Direction: Leave out every picture, then output exactly the lines between the ones holding "Write a web" and "var chartHeight = height", inclusive, and nothing beyond them.

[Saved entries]
★ ★ ★ ★ ★

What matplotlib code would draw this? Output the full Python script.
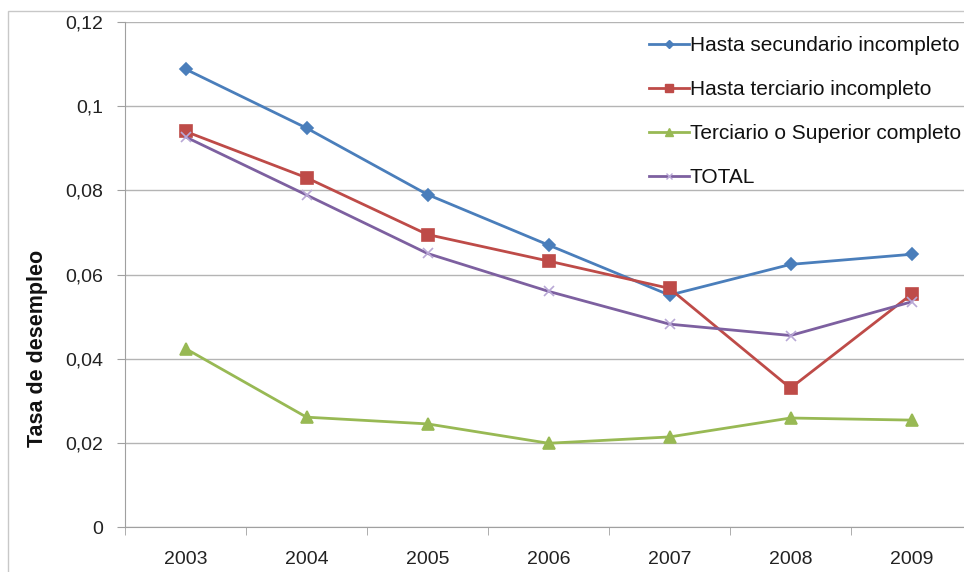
import matplotlib
matplotlib.use("Agg")
import matplotlib.pyplot as plt
from matplotlib.lines import Line2D
from matplotlib.patches import Rectangle

plt.rcParams['font.family'] = ['Liberation Sans', 'DejaVu Sans']

years = ["2003", "2004", "2005", "2006", "2007", "2008", "2009"]
secundario_incompleto = [0.1088, 0.0948, 0.0790, 0.0670, 0.0551, 0.0624, 0.0648]
terciario_incompleto = [0.0940, 0.0830, 0.0695, 0.0632, 0.0567, 0.0330, 0.0553]
terciario_completo = [0.0424, 0.0261, 0.0245, 0.0199, 0.0214, 0.0259, 0.0254]
total = [0.0927, 0.0789, 0.0650, 0.0560, 0.0482, 0.0455, 0.0535]

series_labels = ["Hasta secundario incompleto", "Hasta terciario incompleto",
                 "Terciario o Superior completo", "TOTAL"]
y_ticks = [0, 0.02, 0.04, 0.06, 0.08, 0.1, 0.12]
y_tick_labels = ["0", "0,02", "0,04", "0,06", "0,08", "0,1", "0,12"]

W, H = 964, 572
fig = plt.figure(figsize=(W / 100, H / 100), dpi=100)
fig.patch.set_facecolor("white")

# outer chart frame
fig.patches.append(Rectangle((8 / W, -0.05), 1.1, 1 - 11 / H + 0.05,
                             transform=fig.transFigure, fill=False,
                             edgecolor="#c8c8c8", linewidth=1.0))

left, right, top, bottom = 125, 972, 22, 527
ax = fig.add_axes([left / W, 1 - bottom / H, (right - left) / W, (bottom - top) / H])
ax.set_facecolor("none")

x = list(range(len(years)))
styles = [
    (secundario_incompleto, "#4a7ebb", "D", 6, "#4a7ebb"),
    (terciario_incompleto, "#be4b48", "s", 8, "#be4b48"),
    (terciario_completo, "#98b954", "^", 8, "#98b954"),
    (total, "#7d60a0", "x", 7, "#b9a8d6"),
]
handles = []
for (vals, color, marker, ms, mcolor), label in zip(styles, series_labels):
    ax.plot(x, vals, color=color, linewidth=2.0, marker=marker, markersize=ms,
            markerfacecolor=mcolor, markeredgecolor=mcolor, markeredgewidth=1.2,
            zorder=3, clip_on=False)
    handles.append(Line2D([0], [0], color=color, linewidth=2.0, marker=marker,
                          markersize=ms * 0.7, markerfacecolor=mcolor,
                          markeredgecolor=mcolor, label=label))

ax.set_xlim(-0.5, len(years) - 0.5)
ax.set_ylim(0, 0.12)
ax.set_yticks(y_ticks)
ax.set_yticklabels(y_tick_labels)
ax.yaxis.grid(True, color="#b4b4b4", linewidth=1.0)
ax.set_axisbelow(True)

# category labels centred, tick marks between categories
ax.set_xticks(x)
ax.set_xticklabels(years)
ax.set_xticks([i - 0.5 for i in range(len(years) + 1)], minor=True)
ax.tick_params(axis="x", which="major", length=0, pad=17, labelsize=14, labelcolor="#222222")
ax.tick_params(axis="x", which="minor", length=6, color="#a0a0a0", direction="out")
ax.tick_params(axis="y", length=6, color="#a0a0a0", labelsize=14, labelcolor="#222222", pad=10)

for side in ("top", "right"):
    ax.spines[side].set_visible(False)
ax.spines["left"].set_color("#a0a0a0")
ax.spines["bottom"].set_color("#a0a0a0")

fig.text(38 / W, 1 - 348 / H, "Tasa de desempleo", rotation=90, ha="center",
         va="center", fontsize=15.5, fontweight="bold", color="#111111")

leg = fig.legend(handles=handles, loc="upper left", bbox_to_anchor=(649 / W, 1 - 36 / H),
                 frameon=False, fontsize=15, handlelength=1.9, handletextpad=0.05,
                 labelspacing=1.2, borderpad=0, borderaxespad=0)
for t in leg.get_texts():
    t.set_color("#111111")

fig.savefig("out.png", dpi=100)
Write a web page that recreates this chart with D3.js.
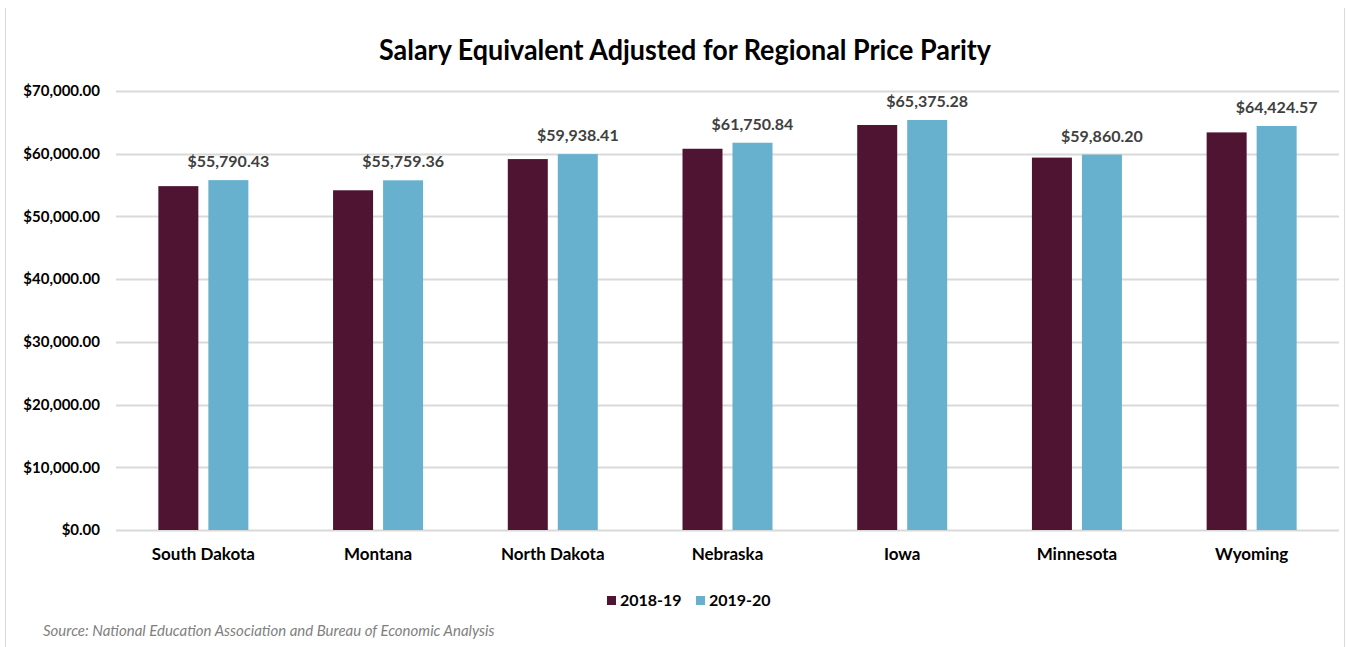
<!DOCTYPE html>
<html>
<head>
<meta charset="utf-8">
<script src="https://cdn.jsdelivr.net/npm/d3@7"></script>
<style>
  body { margin: 0; background: #fff; }
  .chart text { font-family: Lato, "Open Sans", sans-serif; }
  .yTick text { font-weight: bold; font-size: 15px; fill: #000; }
  .xTick text { font-weight: bold; font-size: 17px; fill: #000; }
  .barLabel { font-weight: bold; font-size: 16px; fill: #404040; }
  .legendText { font-weight: bold; font-size: 16px; fill: #000; }
</style>
</head>
<body>
<svg class="chart"></svg>
<script>
var states = ["South Dakota", "Montana", "North Dakota", "Nebraska", "Iowa", "Minnesota", "Wyoming"];
var salary2018 = [54830, 54170, 59145, 60790, 64580, 59380, 63400];
var salary2019 = [55790.43, 55759.36, 59938.41, 61750.84, 65375.28, 59860.20, 64424.57];
var seriesNames = ["2018-19", "2019-20"];
var yTicks = [0, 10000, 20000, 30000, 40000, 50000, 60000, 70000];

var colors = ["#4e1432", "#67b1cf"];
var width = 1347;
var height = 647;
var margin = {top: 91, right: 8, bottom: 117, left: 116};
var chartWidth = width - margin.left - margin.right;
var chartHeight = height - margin.top - margin.bottom;

var svg = d3.select(".chart")
            .attr("width", width)
            .attr("height", height);

// frame lines at the sides
svg.append("line").attr("x1", 5.5).attr("x2", 5.5).attr("y1", 8).attr("y2", height).attr("stroke", "#d9d9d9");
svg.append("line").attr("x1", 1344.5).attr("x2", 1344.5).attr("y1", 8).attr("y2", height).attr("stroke", "#d9d9d9");

svg.append("text")
   .attr("x", 685)
   .attr("y", 60)
   .attr("text-anchor", "middle")
   .attr("textLength", 612)
   .attr("lengthAdjust", "spacingAndGlyphs")
   .style("font-weight", "bold")
   .style("font-size", "28px")
   .style("fill", "#000")
   .text("Salary Equivalent Adjusted for Regional Price Parity");

var chart = svg.append("g")
               .attr("transform", "translate(" + margin.left + "," + margin.top + ")");

var x = d3.scaleBand().domain(states).range([0, chartWidth]);
var y = d3.scaleLinear().domain([0, 70000]).range([chartHeight, 0]);
var fmt = d3.format("$,.2f");

// gridlines
chart.append("g")
     .selectAll("line")
     .data(yTicks)
     .enter().append("line")
     .attr("x1", 0)
     .attr("x2", chartWidth)
     .attr("y1", function(d) { return Math.round(y(d)) + 0.5; })
     .attr("y2", function(d) { return Math.round(y(d)) + 0.5; })
     .attr("stroke", "#d9d9d9")
     .attr("stroke-width", 2);

// y axis labels
var yAxis = chart.append("g")
                 .attr("class", "yTick")
                 .call(d3.axisLeft(y).tickValues(yTicks).tickSize(0).tickPadding(16).tickFormat(fmt));
yAxis.select(".domain").remove();

// x axis labels
var xAxis = chart.append("g")
                 .attr("class", "xTick")
                 .attr("transform", "translate(0," + chartHeight + ")")
                 .call(d3.axisBottom(x).tickSize(0).tickPadding(18));
xAxis.select(".domain").remove();

var barWidth = 40;
var barGap = 10;

states.forEach(function(s, i) {
  var cx = x(s) + x.bandwidth() / 2;
  chart.append("rect")
       .attr("x", cx - barGap / 2 - barWidth)
       .attr("y", y(salary2018[i]))
       .attr("width", barWidth)
       .attr("height", chartHeight - y(salary2018[i]))
       .attr("fill", colors[0]);
  chart.append("rect")
       .attr("x", cx + barGap / 2)
       .attr("y", y(salary2019[i]))
       .attr("width", barWidth)
       .attr("height", chartHeight - y(salary2019[i]))
       .attr("fill", colors[1]);
  chart.append("text")
       .attr("class", "barLabel")
       .attr("x", cx + barGap / 2 + barWidth / 2)
       .attr("y", y(salary2019[i]) - 13)
       .attr("text-anchor", "middle")
       .text(fmt(salary2019[i]));
});

// legend
var legend = svg.append("g").attr("transform", "translate(607,600)");
var legendX = [0, 89];
seriesNames.forEach(function(name, i) {
  legend.append("rect")
        .attr("x", legendX[i])
        .attr("y", -4)
        .attr("width", 9)
        .attr("height", 9)
        .attr("fill", colors[i]);
  legend.append("text")
        .attr("class", "legendText")
        .attr("x", legendX[i] + 13)
        .attr("y", 6)
        .text(name);
});

svg.append("text")
   .attr("x", 43)
   .attr("y", 636)
   .style("font-style", "italic")
   .style("font-size", "15px")
   .style("fill", "#7f7f7f")
   .text("Source: National Education Association and Bureau of Economic Analysis");
</script>
</body>
</html>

★ ★ ★ ★ ★

Answer in full:
Write a web page that recreates this chart with D3.js.
<!DOCTYPE html>
<html>
<head>
<meta charset="utf-8">
<script src="https://cdn.jsdelivr.net/npm/d3@7"></script>
<style>
  body { margin: 0; background: #fff; }
  .chart text { font-family: Lato, "Open Sans", sans-serif; }
  .yTick text { font-weight: bold; font-size: 15px; fill: #000; }
  .xTick text { font-weight: bold; font-size: 17px; fill: #000; }
  .barLabel { font-weight: bold; font-size: 16px; fill: #404040; }
  .legendText { font-weight: bold; font-size: 16px; fill: #000; }
</style>
</head>
<body>
<svg class="chart"></svg>
<script>
var states = ["South Dakota", "Montana", "North Dakota", "Nebraska", "Iowa", "Minnesota", "Wyoming"];
var salary2018 = [54830, 54170, 59145, 60790, 64580, 59380, 63400];
var salary2019 = [55790.43, 55759.36, 59938.41, 61750.84, 65375.28, 59860.20, 64424.57];
var seriesNames = ["2018-19", "2019-20"];
var yTicks = [0, 10000, 20000, 30000, 40000, 50000, 60000, 70000];

var colors = ["#4e1432", "#67b1cf"];
var width = 1347;
var height = 647;
var margin = {top: 91, right: 8, bottom: 117, left: 116};
var chartWidth = width - margin.left - margin.right;
var chartHeight = height - margin.top - margin.bottom;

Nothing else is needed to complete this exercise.